Mathew Tembo's musical journey began in Zambia, and at least for now, it has brought the multi-instrumentalist to Illinois, where he leads his band, Mathew Tembo and Afro Roots. But his first long-term home in the United States was Pittsburgh, where he moved in 2011.
"My wife is from Pittsburgh," Tembo explains. "We lived in Africa, and when we moved to the United States, we came to Pittsburgh first and lived there for about a year, before I went to Illinois for college."
There, Tembo would study world-music performance at Northern Illinois University — perhaps an odd choice for an accomplished musician who'd already toured internationally. But his layover in Pittsburgh was a time of transition, both geographically and stylistically.
He had long been a reggae musician, because that's what he played when he started as a musician in his teens.

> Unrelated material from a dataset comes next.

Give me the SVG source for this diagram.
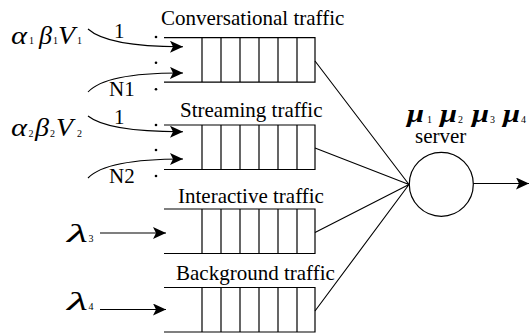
<svg xmlns="http://www.w3.org/2000/svg" width="529" height="333" viewBox="0 0 529 333">
<defs>
<marker id="ah" viewBox="0 0 13 12" refX="13" refY="6" markerWidth="13" markerHeight="12" markerUnits="userSpaceOnUse" orient="auto">
<path d="M0,0 L13,6 L0,12 L3,6 Z" fill="#000"/>
</marker>
<g id="q">
<path d="M164,0 H315 V44.5 H164 M202,0 V44.5 M221,0 V44.5 M240,0 V44.5 M259,0 V44.5 M278,0 V44.5 M297,0 V44.5" fill="none" stroke="#000" stroke-width="1.2"/>
</g>
</defs>
<style>
text{font-family:'Liberation Serif','DejaVu Serif',serif;fill:#000}
.t{font-size:21px}
.g{font-style:italic;font-size:25px}
.m{font-style:italic;font-weight:bold;font-size:25px}
.s{font-size:10px}
.ln{fill:none;stroke:#000;stroke-width:1.1}
</style>
<rect width="529" height="333" fill="#fff"/>

<g id="queue1"><use href="#q" y="37.7"/><text class="t" x="161" y="25">Conversational traffic</text></g>
<g id="queue2"><use href="#q" y="125"/><text class="t" x="180" y="116.7">Streaming traffic</text></g>
<g id="queue3"><use href="#q" y="209"/><text class="t" x="178" y="203">Interactive traffic</text></g>
<g id="queue4"><use href="#q" y="287.5"/><text class="t" x="176" y="280">Background traffic</text></g>

<g id="server">
<circle cx="441.3" cy="184.3" r="32" fill="none" stroke="#000" stroke-width="1.2"/>
<text class="t" x="415" y="143">server</text>
<text class="m" x="407" y="121.5" textLength="17" lengthAdjust="spacingAndGlyphs">μ</text><text class="s" x="427" y="122.5">1</text>
<text class="m" x="440" y="121.5" textLength="17" lengthAdjust="spacingAndGlyphs">μ</text><text class="s" x="458" y="122.5">2</text>
<text class="m" x="472" y="121.5" textLength="17" lengthAdjust="spacingAndGlyphs">μ</text><text class="s" x="490" y="122.5">3</text>
<text class="m" x="503" y="121.5" textLength="17" lengthAdjust="spacingAndGlyphs">μ</text><text class="s" x="521" y="122.5">4</text>
</g>

<g id="source1">
<text class="g" x="11" y="43.5" textLength="16" lengthAdjust="spacingAndGlyphs">α</text><text class="s" x="29" y="44">1</text>
<text class="g" x="39" y="43.5" textLength="13" lengthAdjust="spacingAndGlyphs">β</text><text class="s" x="53" y="44">1</text>
<text class="g" x="58" y="43.5" textLength="17" lengthAdjust="spacingAndGlyphs">V</text><text class="s" x="77" y="44">1</text>
<text class="t" x="114" y="38">1</text>
<text class="t" x="109" y="96">N1</text>
<circle cx="156" cy="37" r="1.3"/><circle cx="156" cy="62.7" r="1.3"/><circle cx="156" cy="89.3" r="1.3"/>
</g>
<g id="source2">
<text class="g" x="11" y="136" textLength="16" lengthAdjust="spacingAndGlyphs">α</text><text class="s" x="28.5" y="136.5">2</text>
<text class="g" x="35" y="136" textLength="14" lengthAdjust="spacingAndGlyphs">β</text><text class="s" x="50" y="136.5">2</text>
<text class="g" x="56" y="136" textLength="17" lengthAdjust="spacingAndGlyphs">V</text><text class="s" x="77" y="136.5">2</text>
<text class="t" x="114" y="124">1</text>
<text class="t" x="109" y="183">N2</text>
<circle cx="156" cy="125" r="1.3"/><circle cx="156" cy="150" r="1.3"/><circle cx="156" cy="176" r="1.3"/>
</g>
<g id="source3">
<text class="g" x="67" y="242" textLength="21" lengthAdjust="spacingAndGlyphs">λ</text><text class="s" x="88.5" y="242">3</text>
</g>
<g id="source4">
<text class="g" x="67" y="310" textLength="21" lengthAdjust="spacingAndGlyphs">λ</text><text class="s" x="88.5" y="310">4</text>
</g>

<g id="connectors">
<path class="ln" d="M88,29 Q108,47 183,46.7" marker-end="url(#ah)"/>
<path class="ln" d="M88,92 Q106,72.5 183,73" marker-end="url(#ah)"/>
<path class="ln" d="M88,116 Q108,132 183,131.7" marker-end="url(#ah)"/>
<path class="ln" d="M88,178 Q106,159 183,159" marker-end="url(#ah)"/>
<path class="ln" d="M100,233 H166" marker-end="url(#ah)"/>
<path class="ln" d="M100,309.5 H166" marker-end="url(#ah)"/>
<path class="ln" d="M315,61 L409,184.5 M315,148 L409,184.5 M315,232.5 L409,184.5 M315,311 L409,184.5"/>
<path class="ln" d="M473.3,183.5 H529" marker-end="url(#ah)"/>
</g>
</svg>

"I listened to a lot of reggae," Tembo recalls. "In Zambia, after you [take] your high-school exam, you have one year to wait for your results. You need your results to go to college or work or anything like that. So all I did for that year was listen to music."
And along with the Western pop airing on the radio, Tembo says, it was reggae that commanded his attention: "It sounds a bit like African music, and apart from that, it talked about issues that people in Africa knew, like poverty, corruption, slavery, all those things. There was still apartheid going on in South Africa when I started getting into music."

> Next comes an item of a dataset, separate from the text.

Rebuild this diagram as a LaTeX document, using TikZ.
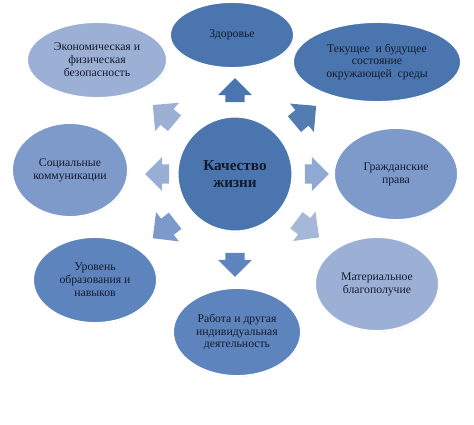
\documentclass[tikz,border=0pt]{standalone}
\usepackage{fontspec}
\setmainfont{Liberation Serif}
\usepackage{xcolor}
\usepackage{tikz}
\usetikzlibrary{arrows.meta, positioning, shapes.geometric, shapes.arrows, shadows, calc}
\definecolor{lifeDark}{HTML}{4A75AE}
\definecolor{lifeMid}{HTML}{5E84BE}
\definecolor{lifeSoft}{HTML}{7D9ACB}
\definecolor{lifeLight}{HTML}{9CB0D6}
\definecolor{lifeText}{HTML}{141A2C}

\begin{document}
\begin{tikzpicture}[
  font=\fontsize{10}{11}\selectfont,
  sphere/.style={ellipse, draw=white, line width=1.6pt, align=center, text=lifeText, inner sep=1pt,
                 drop shadow={shadow xshift=0.5pt, shadow yshift=-0.7pt, opacity=0.35, fill=gray}},
  hub/.style={circle, draw=white, line width=1.8pt, fill=lifeDark, minimum size=3.45cm, align=center,
              text=lifeText, font=\fontsize{13}{14}\selectfont\bfseries,
              drop shadow={shadow xshift=0.5pt, shadow yshift=-0.7pt, opacity=0.35, fill=gray}},
  push/.style={single arrow, draw=none, inner xsep=0pt, inner ysep=0.28cm, minimum height=0.72cm,
               minimum width=1.0cm, single arrow head extend=0.22cm, rotate=#1},
  slant/.style={push=#1, minimum height=0.85cm, minimum width=1.1cm, inner ysep=0.3cm,
                single arrow head extend=0.25cm}
]
\useasboundingbox (-7.05,-7.53) rectangle (7.17,5.22);
\node[hub] (core) at (0,0) {Качество\\жизни};
% outer circle of factors
\node[sphere, fill=lifeDark, minimum width=3.72cm, minimum height=1.98cm] (health) at (-0.09,4.17) {Здоровье};
\node[sphere, fill=lifeDark, minimum width=5.04cm, minimum height=2.4cm] (nature) at (4.26,3.36) {Текущее\ \ и будущее\\состояние\\окружающей\ \ среды};
\node[sphere, fill=lifeLight, minimum width=4.2cm, minimum height=2.28cm] (safety) at (-4.14,3.42) {Экономическая и\\физическая\\безопасность};
\node[sphere, fill=lifeSoft, minimum width=3.48cm, minimum height=2.82cm] (social) at (-4.95,0.12) {Социальные\\коммуникации};
\node[sphere, fill=lifeSoft, minimum width=3.72cm, minimum height=2.76cm] (rights) at (4.83,0) {Гражданские\\права};
\node[sphere, fill=lifeMid, minimum width=3.72cm, minimum height=2.58cm] (skills) at (-4.2,-3.18) {Уровень\\образования и\\навыков};
\node[sphere, fill=lifeMid, minimum width=3.84cm, minimum height=2.64cm] (work) at (0.06,-4.74) {Работа и другая\\индивидуальная\\деятельность};
\node[sphere, fill=lifeLight, minimum width=3.72cm, minimum height=2.82cm] (wealth) at (4.26,-3.3) {Материальное\\благополучие};
% block arrows out of the hub
\node[push=90, fill=lifeDark] (toHealth) at ($(core)+(90:2.37)$) {};
\node[slant=40, fill=lifeDark!95] (toNature) at ($(core)+(40:2.6)$) {};
\node[push=0, fill=lifeSoft!85] (toRights) at ($(core)+(0:2.31)$) {};
\node[slant=-37, fill=lifeLight!90] (toWealth) at ($(core)+(-37:2.58)$) {};
\node[push=-90, fill=lifeMid] (toWork) at ($(core)+(-90:2.58)$) {};
\node[slant=-142, fill=lifeSoft!95!lifeMid] (toSkills) at ($(core)+(-142:2.55)$) {};
\node[push=180, fill=lifeLight!90!lifeSoft] (toSocial) at ($(core)+(180:2.19)$) {};
\node[slant=140, fill=lifeLight] (toSafety) at ($(core)+(140:2.64)$) {};
\end{tikzpicture}
\end{document}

After studying classical piano, Tembo became a successful reggae artist in Zambia, and began touring. But by the mid-'00s, his music was beginning to change.
"I was playing in Denmark in 2004," he recalls. "And when I played there, they asked me why I played reggae when I was from Africa and there was a lot of music going on in Africa. So when I went back home, I started thinking about my own music: ‘Those people are right, why do I play reggae?' So I started experimenting with traditional African instruments." Tembo now plays a slew of them: the silimba, a sort of Zambian marimba; the kalimba, a thumb piano; and the kalumbu, a one-stringed instrument.

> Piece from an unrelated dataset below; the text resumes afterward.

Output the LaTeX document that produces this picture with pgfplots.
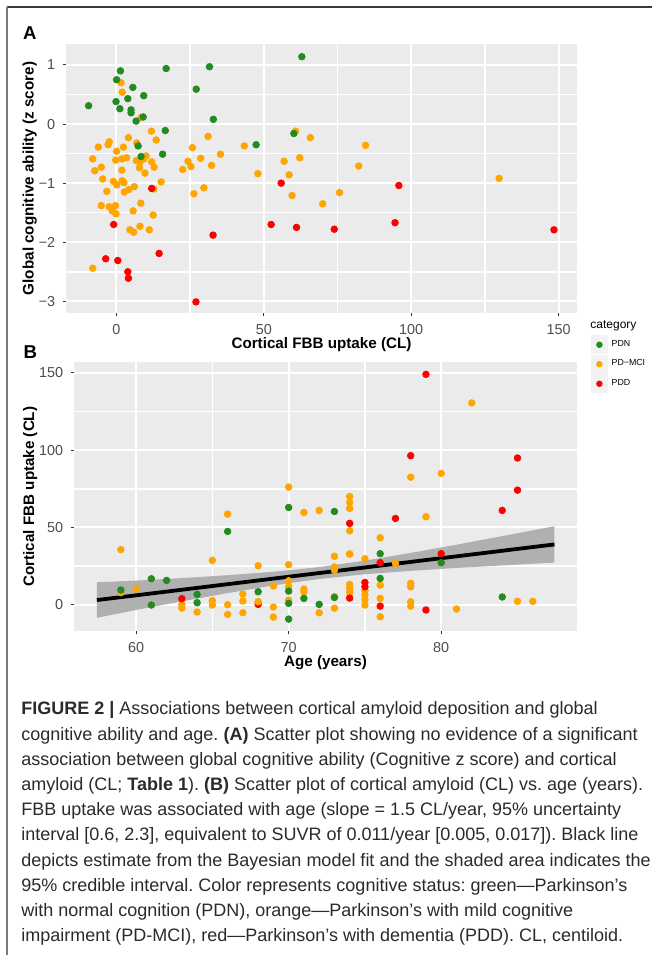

During his year in Pittsburgh, Tembo plugged in to the local music scene to some extent, playing with local artists including Colter Harper, Preach Freedom and Geña. "When I was [in Pittsburgh], I was trying to get it going," he says. "But it was quite challenging to do that. There isn't that much of a world-music scene in Pittsburgh. There is a lot of punk rock, and I know they have a jazz scene, but the world music scene is not there."
One connection he did make in Pittsburgh was with Occidental Brothers Dance Band International: Tembo saw the band perform its brand of Central and West African dance music at The Andy Warhol Museum, and met guitarist Nathaniel Braddock. When Tembo moved to DeKalb, Ill., to pursue his world-music studies, he got in touch with Braddock and ended up jamming with him. Braddock then asked him to sing with Occidental Brothers.
"At first, I was like, ‘No, I can't do this.' Because we listened to a lot of that music in Zambia — Congolese music. And I've always been like, ‘I hate this music!' So I said no. But he gave me a CD, and I went home and listened to it, and I started liking it. I realized I could sing it."
Meanwhile, Tembo assembled his own group to play a style of African music inflected with other kinds of pop.
"The fact that I play traditional Zambian instruments already gives it that feel," he says. "But I also appreciate jazz, and play with a lot of jazz musicians. And my singing — I sing in mostly African languages. That gives it that African feel."
Tembo is returning to Pittsburgh this weekend for the first time with Afro Roots (though some of the Chicago players can't make it, so some of his old Pittsburgh compatriots will be helping out). He'll play two shows in one day: one at 6 p.m. on Saturday as part of the Umoja African Arts in the Park festival, and another that evening at Hambone's, in Lawrenceville, with opener Batamba.
"When I lived there, I played mostly reggae," he says. "This is the first time I'll play a lot of this music in Pittsburgh."